Adam explains that the facility is open to any ANU researcher who needs analysis using mass spectrometry.

“The facility is there to serve the needs of all ANU researchers. We tackle an extremely diverse range of research problems and develop new methods for interesting new projects all the time. For example, we analyse many kinds of synthetic molecules from organic and organometallic small molecules to weird synthetic proteins with non-standard amino acids and unknown covalent modifications. We also do all kinds of metabolomics and proteomics - quantitative, qualitative, targeted, untargeted, isotope-labelled and unlabelled, top-down and bottom-up. We can even analyse DNA and RNA. We provide researchers with either training and access to instruments for hourly access rates so they can do the analyses, or full services where we do everything from sample prep to data analysis and charge for our time. To make all this happen, I often have to write custom software and now we’re actively developing the capacity to design and build mechatronic hardware components to accelerate and enable new techniques.”

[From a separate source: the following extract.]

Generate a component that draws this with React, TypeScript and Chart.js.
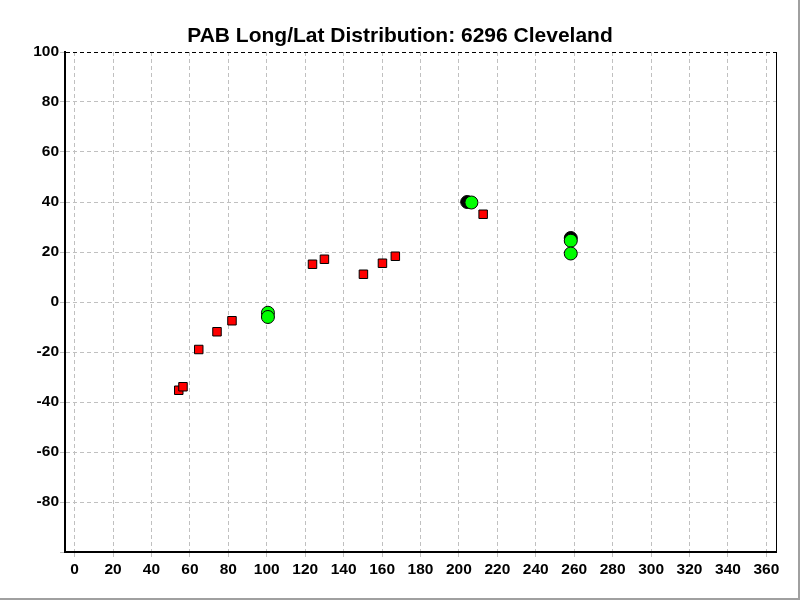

This often means working with researchers from the start of a project to help them shape their research questions and methodology, ensuring the mass spectrometry facility can be used in the best way possible.

“Usually what happens is people will come in, we get to know them and get to know their research and try to find out what their needs are. We try to find out what their experimental questions are and try to figure out how we can best serve them to get the answers that they want. That training is all free. We try to encourage the students to learn how to do things themselves rather than just kind of treat it like a black box where we give them the answer. It's good for their careers to actually come in and get some new skills that they can take with them.”

Adam speaks about one project, where researchers are looking at enzymes that can digest plastic, as a particularly interesting example of the type of research that comes through the facility.

“These researchers, Vanessa Vongsouthi, Matthew Spence and Jake Saunders from the Jackson lab are studying these new plastic eating enzymes. They want to improve the enzymes so they can be used to break down plastics that aren't readily biodegradable.”

“We are helping them develop high-throughput automated methods to confidently, sensitively and rapidly detect and quantify the products of the plastic-eating enzyme reaction to provide the high throughput activity assays required for directed evolution of more effective enzymes that might one day help to clean up plastic pollution in the environment.”

It is the opportunity to use his unique skill set and work with other passionate people to help make the world a better place that drives Adam every day in this role.

“Originally when I saw this job advertised I was almost like, ‘Well no, I'm not even going to apply for that job, because you know, I'm a researcher, a scholar’. When I thought about it more though, I realised, ‘Developing technology, software and techniques and helping other people do research is still being a researcher and I’ll still be able to think strategically, experiment with things, write grant applications, give lectures, publish papers, go to conferences and give seminars like a regular academic.’

“I still identify as a researcher and a scientist. It is just that my role is more focused on the technical aspect and I really love how I get to go deeper into that. Although I was a little bit apprehensive about it at first, I quickly realised how much fun it would be, to be at the front line of all those different research projects where I get to do the most interesting part which is acquire new skills, develop new techniques and discover new things.”

“I’ve found it to be great. I get to be there when people find out the answer and there is no shortage of challenges. I've learned so much just from having to solve a wide variety of different problems that I wouldn't have otherwise been exposed to.”